Justice  /  Argument

Political Repression and the AAUP from 1915 to the Present

How can we most efficiently defend the imperiled academy?

From the beginning, the AAUP embraced academic freedom as the rationale that would not only preserve the faculty’s professional standing but also guarantee the autonomy and integrity of higher education by enabling professors to do their teaching and scholarship limited only by the parameters of their disciplines and the judgment of their peers. Its founding document, the 1915 Declaration of Principles on Academic Freedom and Academic Tenure, defined academic freedom as a public good, while describing the conditions required for its protection: faculty governance and, especially, tenure. In cases where tenured professors’ jobs were at stake, the 1915 Declaration demanded that faculty members participate in the decision-making. Outsiders, like politicians or trustees without academic training and expertise, “have neither competency nor moral right to intervene.”

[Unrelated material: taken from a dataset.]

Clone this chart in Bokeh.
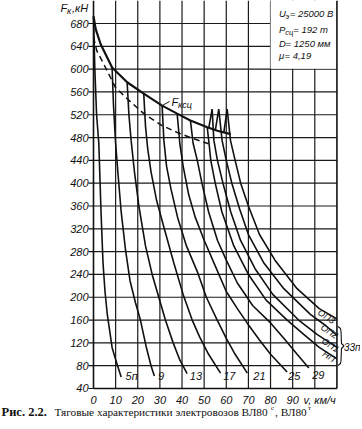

Over the following years, the AAUP developed procedures for handling the sorts of cases that had led to its founding. It did not investigate every complaint it received, nor did it take on the essentially futile task of trying to compel institutions to reinstate the individuals whose claims it validated. Instead, its leaders sought to create a body of quasi-judicial reports that could become the basis for a kind of common law that colleges and universities would honor.

The AAUP also worked with college and university administrators to gain widespread acceptance for its vision of academic freedom. In 1940, in collaboration with the Association of American Colleges, an organization that represented several hundred four-year liberal arts colleges and universities, it published a revised version of its founding document. Not only did the 1940 Statement of Principles on Academic Freedom and Tenure spell out in much greater detail the specific procedures that institutions would be expected to follow if they sought to dismiss a tenured professor, but it also paid more attention to the off-campus political activities that often provided the rationale for firing a controversial instructor. While explaining that professors should not be disciplined when they “speak or write as citizens,” the 1940 Statement also stressed that they should do so with restraint and should, above all, emphasize that they are not speaking for their institution. That emphasis on propriety reflected the AAUP’s perennial concern about protecting the faculty’s status as highly respected professionals and its own reputation as a responsible, politically neutral organization.

Updated with interpretive comments in 1970, the 1940 Statement has had a long shelf life. To this day, it provides the canonical definition of academic freedom, referred to in almost every one of the AAUP’s official reports and policy documents and cited by or directly incorporated into faculty handbooks and union contracts of some six hundred four-year institutions. Nonetheless, despite its ostensible concern with protecting the rights of faculty members, the AAUP was sometimes missing in action. All too often, when confronted by political repression, it tended to remain on the sidelines, releasing principled policy statements but not taking more concrete action.